Before I drop the film-vs.-video, reverie-vs.-hypnosis issue, let me say that a) I’m salivating over your home theater setup and b) I’m slightly wary of anecdotal evidence. Your fears about the medium might be warranted (and let’s find out before all those theaters get converted!), but the tendency to trance out in front of a boob tube (even a mega-mega-boob tube) has a lot to do with the setting and the quality of your attention. You can stretch out, glance around the room, go to the toilet, read a newspaper–and even if you don’t, you know you have the option. I’ve had most of my really intense aesthetic experiences at live theater (and a few at the opera), and I’ve always figured that’s because I’d been forced to make more of an investment in what I was watching–to commit to it in a way I don’t when I watch TV.

I want to apologize, Roger, if I gave the impression yesterday that Joel Siegal and John Simon were making fun of Magnolia at a showing of that film. They were each discussing it–not discreetly but not “publicly”–at a screening for critics of The Talented Mr. Ripley, and I’m certain that they didn’t think some smartass like me would report the gist of their conversations to the world. (I gather, however, that Joel Siegal has lambasted the picture on an upcoming program of yours. And John Simon has never been ashamed to have his opinions widely broadcast.) I suppose I invoked them because they represent such wildly divergent sensibilities–one populist, the other defiantly highbrow–and both were united in a kind of ebullient loathing of this poor picture. I’m glad you’re putting Magnolia on your 10-best list, because it needs champions; it seems to me so poignantly vulnerable to ridicule.

Sarah: In your final post yesterday you asked: “Can it really be that difficult to write a song called ‘Kyle’s Mom Is a Bitch?’ I bet any number of people reading this exchange could do as well or better.”
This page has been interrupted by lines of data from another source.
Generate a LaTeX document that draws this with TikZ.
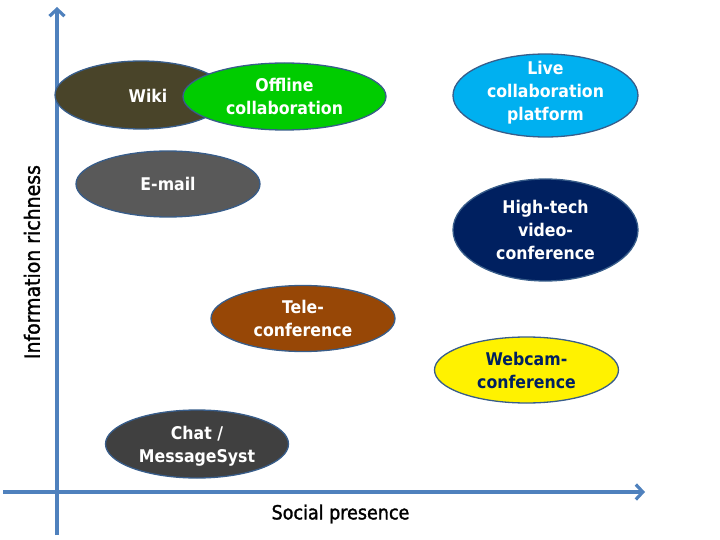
\documentclass[tikz,border=0pt]{standalone}
\usepackage{fontspec}
\setmainfont{DejaVu Sans Condensed}
\newfontfamily\axislabelfont[FakeBold=1.5]{DejaVu Sans Condensed}
\usetikzlibrary{shapes.geometric,arrows.meta}
\definecolor{axisblue}{RGB}{79,129,189}
\definecolor{rim}{RGB}{56,93,138}
\definecolor{wikic}{RGB}{73,68,41}
\definecolor{offc}{RGB}{0,204,0}
\definecolor{livec}{RGB}{0,176,240}
\definecolor{navyc}{RGB}{0,32,96}
\definecolor{mailc}{RGB}{89,89,89}
\definecolor{telec}{RGB}{151,71,6}
\definecolor{chatc}{RGB}{64,64,64}
\tikzset{
  medium/.style={ellipse, draw=rim, line width=1.3pt, inner sep=0pt,
    font=\fontsize{17.5}{23}\selectfont\bfseries, text=white, align=center},
  mtext/.style={font=\fontsize{17.5}{23}\selectfont\bfseries, text=white, align=center},
  axisline/.style={draw=axisblue, line width=3.2pt, -{Straight Barb[length=7pt,width=15pt,line width=3.2pt]}},
  axislabel/.style={text=black}
}
\begin{document}
\begin{tikzpicture}[x=1pt,y=-1pt]
\useasboundingbox (0,0) rectangle (720,540);
\coordinate (ybot) at (57,535);
\coordinate (ytop) at (57,7);
\coordinate (xl) at (3,492);
\coordinate (xr) at (645,492);
\draw[axisline] (ybot) -- (ytop);
\draw[axisline] (xl) -- (xr);
\node[axislabel, rotate=90, font=\axislabelfont\fontsize{21}{24}\selectfont] (ylab) at (32,262) {Information richness};
\node[axislabel, font=\axislabelfont\fontsize{19.5}{22}\selectfont] (xlab) at (340.5,514) {Social presence};

\node[medium, fill=wikic, minimum width=172pt, minimum height=68pt] (wiki) at (141,95) {};
\node[mtext] (wikit) at (148,96) {Wiki};
\node[medium, fill=offc, minimum width=203pt, minimum height=67pt] (off) at (284.5,96.5) {Offline\\collaboration};
\node[medium, fill=livec, minimum width=185pt, minimum height=83pt] (live) at (545.5,95.5) {};
\node[mtext] (livet) at (545.5,92.5) {Live\\collaboration\\platform};
\node[medium, fill=navyc, minimum width=185pt, minimum height=102pt] (hitech) at (545.5,230) {High-tech\\video-\\conference};
\node[medium, fill=mailc, minimum width=184pt, minimum height=66pt] (mail) at (168,184) {E-mail};
\node[medium, fill=telec, minimum width=184pt, minimum height=66pt] (tele) at (303,318.5) {Tele-\\conference};
\node[medium, fill=yellow, text=navyc, minimum width=184pt, minimum height=66pt] (web) at (526.5,370) {Webcam-\\conference};
\node[medium, fill=chatc, minimum width=183pt, minimum height=68pt] (chat) at (197,444) {};
\node[mtext] (chatt) at (197,446) {Chat /\\MessageSyst};
\end{tikzpicture}
\end{document}
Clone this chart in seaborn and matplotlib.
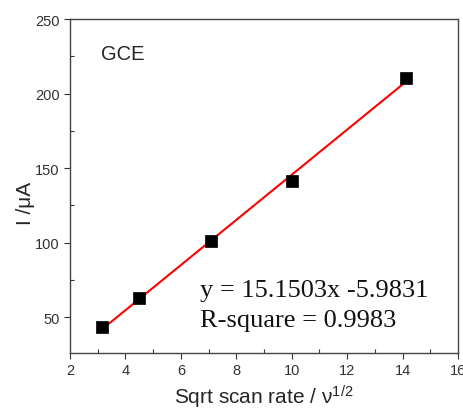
import seaborn as sns
import pandas as pd
import matplotlib.pyplot as plt
import numpy as np
from matplotlib.ticker import MultipleLocator

# -----------------------------------------------------------------------------
# Data
# -----------------------------------------------------------------------------

sqrt_scan_rate = [3.16, 4.47, 7.07, 10.0, 14.14]
current_uA = [43.1, 62.5, 101.0, 141.3, 210.5]

# linear fit reported on the chart
slope = 15.1503
intercept = -5.9831
r_square = 0.9983

df = pd.DataFrame({"x": sqrt_scan_rate, "y": current_uA})
df["fit"] = slope * df["x"] + intercept

# -----------------------------------------------------------------------------
# Plot
# -----------------------------------------------------------------------------

sns.set_style("ticks")
plt.rcParams["font.family"] = ["Liberation Sans", "DejaVu Sans"]

fig = plt.figure(figsize=(4.64, 4.10), dpi=100)
ax = fig.add_axes([0.151, 0.137, 0.836, 0.814])

sns.lineplot(data=df, x="x", y="fit", color="red", linewidth=1.5, ax=ax)
sns.scatterplot(data=df, x="x", y="y", marker="s", s=85, color="black",
                edgecolor="black", linewidth=0.5, zorder=3, ax=ax)

ax.set_xlim(2, 16)
ax.set_ylim(26, 250)
ax.xaxis.set_major_locator(MultipleLocator(2))
ax.xaxis.set_minor_locator(MultipleLocator(1))
ax.yaxis.set_major_locator(MultipleLocator(50))
ax.yaxis.set_minor_locator(MultipleLocator(25))
ax.tick_params(which="major", direction="out", length=4, width=0.8,
               labelsize=10.5, colors="#333333", top=False, right=False)
ax.tick_params(which="minor", direction="in", length=3, width=0.8,
               top=False, right=False, colors="#333333")

for sp in ax.spines.values():
    sp.set_color("#444444")
    sp.set_linewidth(1.0)

ax.set_xlabel("Sqrt scan rate / $\\mathregular{\\nu^{1/2}}$", fontsize=15)
ax.set_ylabel("I /\u03bcA", fontsize=15)
ax.xaxis.set_label_coords(0.5, -0.09)
ax.yaxis.set_label_coords(-0.09, 0.45)

ax.text(3.1, 223, "GCE", fontsize=14.5, va="baseline")
ax.text(6.7, 64, f"y = {slope}x {intercept}", fontsize=19,
        family="Liberation Serif", va="baseline", color="#111111")
ax.text(6.7, 44, f"R-square = {r_square}", fontsize=19,
        family="Liberation Serif", va="baseline", color="#111111")

fig.savefig("out.png", dpi=100)
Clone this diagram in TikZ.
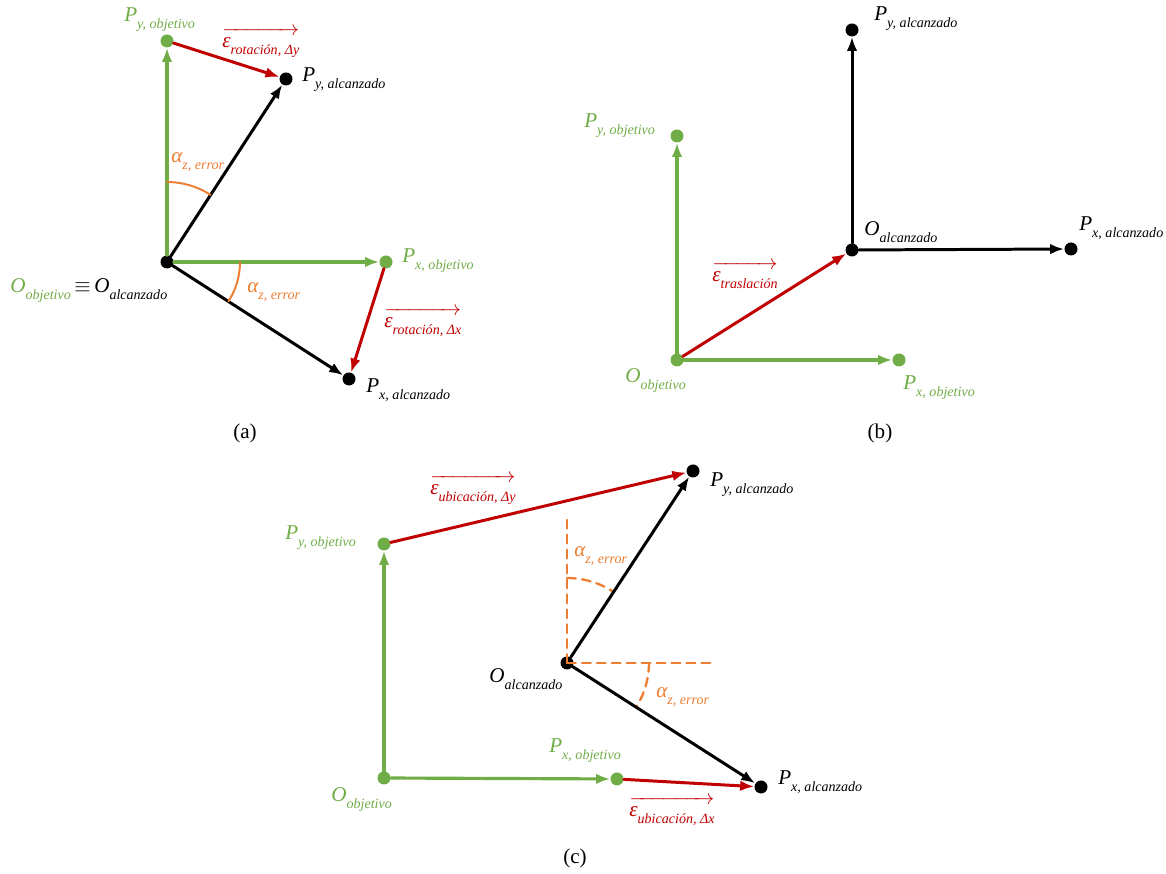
\documentclass[tikz,border=0pt]{standalone}
\usepackage{fontspec}
\setmainfont{Liberation Serif}
\usepackage{amsmath}
\usepackage{tikz}
\usetikzlibrary{arrows.meta}
\definecolor{OGreen}{RGB}{112,173,71}
\definecolor{ERed}{RGB}{192,0,0}
\definecolor{AOrange}{RGB}{237,125,49}
\newcommand{\lsub}[1]{\raisebox{-0.3em}{\fontsize{8}{9}\selectfont #1}}
\newcommand{\vecerr}[1]{$\overrightarrow{\mbox{\rule{0pt}{0.6em}ε\lsub{#1}}}$}
\tikzset{every node/.style={font=\fontsize{12}{14}\selectfont}, every path/.style={line cap=round, line join=round}, >={Latex[length=2.8mm, width=2.1mm]}}

\begin{document}
\begin{tikzpicture}[
    x=0.02cm, y=0.02cm,
    dot/.style={circle, inner sep=0pt, minimum size=2.6mm, fill=black},
    gdot/.style={dot, fill=OGreen},
    gvec/.style={->, draw=OGreen, line width=1.8pt},
    bvec/.style={->, draw=black, line width=1.7pt},
    rvec/.style={->, draw=ERed, line width=1.7pt},
    angarc/.style={draw=AOrange, line width=1.1pt},
    angdash/.style={draw=AOrange, line width=1.3pt, dash pattern=on 5pt off 3.5pt},
    lbl/.style={anchor=base west, inner sep=0pt, font=\fontsize{12}{14}\selectfont\itshape},
    subcap/.style={font=\fontsize{12}{14}\selectfont}
]
    \useasboundingbox (0,0) rectangle (1166,874);

    % (a)
    \node [gdot] (aPyo) at (167,833) {};
    \node [gdot] (aPxo) at (386,612) {};
    \node [dot] (aO) at (167,612) {};
    \node [dot] (aPya) at (286,795) {};
    \node [dot] (aPxa) at (349,495) {};
    \draw [gvec] (aO) -- (aPyo);
    \draw [gvec] (aO) -- (aPxo);
    \draw [bvec] (aO) -- (aPya);
    \draw [bvec] (aO) -- (aPxa);
    \draw [rvec] (aPyo) -- (aPya);
    \draw [rvec] (aPxo) -- (aPxa);
    \draw [angarc] (aO.center) ++(90:80) arc [start angle=90, end angle=57, radius=80];
    \draw [angarc] (aO.center) ++(0:73) arc [start angle=0, end angle=-32.7, radius=73];
    \node [lbl, text=OGreen] (aPyoL) at (124,852) {P\lsub{y, objetivo}};
    \node [lbl, text=ERed] (aEyL) at (222,826) {\vecerr{rotación, Δy}};
    \node [lbl] (aPyaL) at (302,792) {P\lsub{y, alcanzado}};
    \node [lbl, text=OGreen] (aPxoL) at (402,611) {P\lsub{x, objetivo}};
    \node [lbl, text=ERed] (aExL) at (384,546) {\vecerr{rotación, Δx}};
    \node [lbl] (aPxaL) at (366,481) {P\lsub{x, alcanzado}};
    \node [lbl] (aOL) at (10,581) {\textcolor{OGreen}{O\lsub{objetivo}}\,$\equiv$\,O\lsub{alcanzado}};
    \node [lbl, text=AOrange] (aA1L) at (171,711) {α\lsub{z, error}};
    \node [lbl, text=AOrange] (aA2L) at (247,581) {α\lsub{z, error}};
    \node [subcap] (capA) at (245,441) {(a)};

    % (b)
    \node [gdot] (bOo) at (677,514) {};
    \node [gdot] (bPyo) at (677,738) {};
    \node [gdot] (bPxo) at (899,514) {};
    \node [dot] (bOa) at (852,624) {};
    \node [dot] (bPya) at (852,844) {};
    \node [dot] (bPxa) at (1071,625) {};
    \draw [gvec] (bOo) -- (bPyo);
    \draw [gvec] (bOo) -- (bPxo);
    \draw [rvec] (bOo) -- (bOa);
    \draw [bvec] (bOa) -- (bPya);
    \draw [bvec] (bOa) -- (bPxa);
    \node [lbl] (bPyaL) at (874,853) {P\lsub{y, alcanzado}};
    \node [lbl, text=OGreen] (bPyoL) at (584,746) {P\lsub{y, objetivo}};
    \node [lbl] (bOaL) at (864,638) {O\lsub{alcanzado}};
    \node [lbl] (bPxaL) at (1079,643) {P\lsub{x, alcanzado}};
    \node [lbl, text=ERed] (bEL) at (712,592) {\vecerr{traslación}};
    \node [lbl, text=OGreen] (bOoL) at (625,491) {O\lsub{objetivo}};
    \node [lbl, text=OGreen] (bPxoL) at (903,484) {P\lsub{x, objetivo}};
    \node [subcap] (capB) at (880,441) {(b)};

    % (c)
    \node [gdot] (cOo) at (384,96) {};
    \node [gdot] (cPyo) at (384,330) {};
    \node [gdot] (cPxo) at (617,95) {};
    \node [dot] (cOa) at (567,211) {};
    \node [dot] (cPya) at (693,403) {};
    \node [dot] (cPxa) at (761,87) {};
    \draw [angdash] (cOa.center) -- (567,354);
    \draw [angdash] (cOa.center) -- (712,211);
    \draw [angdash] (cOa.center) ++(90:85) arc [start angle=90, end angle=56.7, radius=85];
    \draw [angdash] (cOa.center) ++(0:82) arc [start angle=0, end angle=-32.6, radius=82];
    \draw [gvec] (cOo) -- (cPyo);
    \draw [gvec] (cOo) -- (cPxo);
    \draw [bvec] (cOa) -- (cPya);
    \draw [bvec] (cOa) -- (cPxa);
    \draw [rvec] (cPyo) -- (cPya);
    \draw [rvec] (cPxo) -- (cPxa);
    \node [lbl, text=ERed] (cEyL) at (430,379) {\vecerr{ubicación, Δy}};
    \node [lbl] (cPyaL) at (710,387) {P\lsub{y, alcanzado}};
    \node [lbl, text=OGreen] (cPyoL) at (285,334) {P\lsub{y, objetivo}};
    \node [lbl, text=AOrange] (cA1L) at (574,317) {α\lsub{z, error}};
    \node [lbl] (cOaL) at (489,191) {O\lsub{alcanzado}};
    \node [lbl, text=AOrange] (cA2L) at (656,176) {α\lsub{z, error}};
    \node [lbl, text=OGreen] (cPxoL) at (549,121) {P\lsub{x, objetivo}};
    \node [lbl] (cPxaL) at (778,89) {P\lsub{x, alcanzado}};
    \node [lbl, text=OGreen] (cOoL) at (331,72) {O\lsub{objetivo}};
    \node [lbl, text=ERed] (cExL) at (629,57) {\vecerr{ubicación, Δx}};
    \node [subcap] (capC) at (575,16) {(c)};
\end{tikzpicture}
\end{document}
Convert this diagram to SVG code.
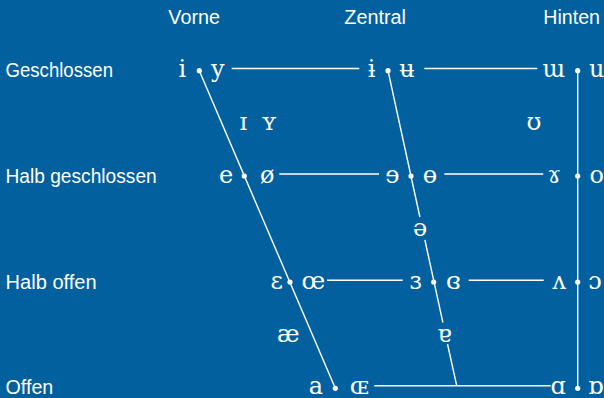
<svg xmlns="http://www.w3.org/2000/svg" width="604" height="398" viewBox="0 0 604 398">
<style>
.bg{fill:#02609e}
.lbl{font-family:"Liberation Sans",Arial,sans-serif;font-size:20px;fill:#ffffff}
.v{font-family:"DejaVu Serif","Liberation Serif",serif;font-size:24px;fill:#ffffff;text-anchor:middle}
.ln{stroke:#ffffff;stroke-width:1.4;fill:none}
.dot{fill:#ffffff}
</style>
<rect class="bg" x="0" y="0" width="604" height="398"/>
<g id="headers">
<text class="lbl" x="168.3" y="24" textLength="51.7" lengthAdjust="spacingAndGlyphs">Vorne</text>
<text class="lbl" x="344.3" y="24" textLength="61.7" lengthAdjust="spacingAndGlyphs">Zentral</text>
<text class="lbl" x="543.3" y="24" textLength="56.7" lengthAdjust="spacingAndGlyphs">Hinten</text>
</g>
<g id="rowlabels">
<text class="lbl" x="5.5" y="76.5" textLength="107.5" lengthAdjust="spacingAndGlyphs">Geschlossen</text>
<text class="lbl" x="5.5" y="182.5" textLength="151.2" lengthAdjust="spacingAndGlyphs">Halb geschlossen</text>
<text class="lbl" x="5.5" y="288.5" textLength="91.2" lengthAdjust="spacingAndGlyphs">Halb offen</text>
<text class="lbl" x="5.5" y="394" textLength="47.8" lengthAdjust="spacingAndGlyphs">Offen</text>
</g>
<g id="connectors">
<line class="ln" x1="199.3" y1="70.7" x2="335.3" y2="388.3"/>
<line class="ln" x1="388" y1="70.7" x2="419.9" y2="217"/>
<line class="ln" x1="424.9" y1="240" x2="442.9" y2="322.7"/>
<line class="ln" x1="447.5" y1="344" x2="456.7" y2="385.7"/>
<line class="ln" x1="577.7" y1="70.7" x2="577.7" y2="388.3"/>
<line class="ln" x1="231.7" y1="68.5" x2="359.3" y2="68.5"/>
<line class="ln" x1="424.3" y1="68.5" x2="537.3" y2="68.5"/>
<line class="ln" x1="279.3" y1="174" x2="379" y2="174"/>
<line class="ln" x1="444.3" y1="174" x2="543.3" y2="174"/>
<line class="ln" x1="327" y1="280.3" x2="402.7" y2="280.3"/>
<line class="ln" x1="468.7" y1="280.3" x2="543.7" y2="280.3"/>
<line class="ln" x1="374.3" y1="385.7" x2="550.7" y2="385.7"/>
</g>
<g id="dots">
<circle class="dot" cx="199.3" cy="70.7" r="2.6"/>
<circle class="dot" cx="388" cy="70.7" r="2.6"/>
<circle class="dot" cx="577.7" cy="70.7" r="2.6"/>
<circle class="dot" cx="244.3" cy="176" r="2.6"/>
<circle class="dot" cx="411" cy="176" r="2.6"/>
<circle class="dot" cx="577.7" cy="176" r="2.6"/>
<circle class="dot" cx="290" cy="282" r="2.6"/>
<circle class="dot" cx="433.7" cy="282" r="2.6"/>
<circle class="dot" cx="577.7" cy="282" r="2.6"/>
<circle class="dot" cx="335.3" cy="388.3" r="2.6"/>
<circle class="dot" cx="577.7" cy="388.3" r="2.6"/>
</g>
<g id="v-i"><text class="v" x="182.3" y="76.5">i</text></g>
<g id="v-y"><text class="v" x="217.7" y="76.5">y</text></g>
<g id="v-ɨ"><text class="v" x="371.7" y="76.5">ɨ</text></g>
<g id="v-ʉ"><text class="v" x="407" y="76.5">ʉ</text></g>
<g id="v-ɯ"><text class="v" x="554" y="76.5">ɯ</text></g>
<g id="v-u"><text class="v" x="596.7" y="76.5">u</text></g>
<g id="v-ɪ"><text class="v" x="243.3" y="130">ɪ</text></g>
<g id="v-ʏ"><text class="v" x="269" y="130">ʏ</text></g>
<g id="v-ʊ"><text class="v" x="534" y="130">ʊ</text></g>
<g id="v-e"><text class="v" x="226" y="182.5">e</text></g>
<g id="v-ø"><text class="v" x="267.3" y="182.5">ø</text></g>
<g id="v-ɘ"><text class="v" x="392.3" y="182.5">ɘ</text></g>
<g id="v-ɵ"><text class="v" x="430" y="182.5">ɵ</text></g>
<g id="v-ɤ"><text class="v" x="554.3" y="182.5">ɤ</text></g>
<g id="v-o"><text class="v" x="596.7" y="182.5">o</text></g>
<g id="v-ə"><text class="v" x="420" y="236">ə</text></g>
<g id="v-ɛ"><text class="v" x="276.7" y="288.5">ɛ</text></g>
<g id="v-œ"><text class="v" x="313.3" y="288.5">œ</text></g>
<g id="v-ɜ"><text class="v" x="415.7" y="288.5">ɜ</text></g>
<g id="v-ɞ"><text class="v" x="453.3" y="288.5">ɞ</text></g>
<g id="v-ʌ"><text class="v" x="559.3" y="288.5">ʌ</text></g>
<g id="v-ɔ"><text class="v" x="595" y="288.5">ɔ</text></g>
<g id="v-æ"><text class="v" x="288.3" y="341.5">æ</text></g>
<g id="v-ɐ"><text class="v" x="444.3" y="341.5">ɐ</text></g>
<g id="v-a"><text class="v" x="316" y="394">a</text></g>
<g id="v-ɶ"><text class="v" x="359.3" y="394">ɶ</text></g>
<g id="v-ɑ"><text class="v" x="558.3" y="394">ɑ</text></g>
<g id="v-ɒ"><text class="v" x="595.7" y="394">ɒ</text></g>
</svg>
I don’t wish to discourage anyone from doing as well or better–my mailbox is open (as, I’m sure, is yours, Sarah). But I’d like to speak up for that number, which is emblematic of many of South Park’s strengths. “Kyle’s Mom Is a Bitch” is an infantile playground chant raised to the level of comic art by a) Cartman’s speed-freak/squalling-baby vocal, b) the sophisticated Broadway-style orchestration, and c) the happy notion that people in other cultures (the Netherlands, Holland, China, Africa) would come out in full national regalia to sing about Kyle’s mom being a bitch. In form, it’s a showbizzy patter song, but because of its lightning tempo (which makes the words barely intelligible) and the steady repetition of “bitch” on the downbeat, it has the primal force of an incantation:

Kyle’sMomisaBITCHshe’sabigfatBITCH
she’sthebiggestBITCHinthewholewideworld …
OnMondayshe’saBITCHonTuesdaysshe’saBITCH …

OK, it’s not Noel Coward, but it makes me as blissful as anything has since I was toilet-trained.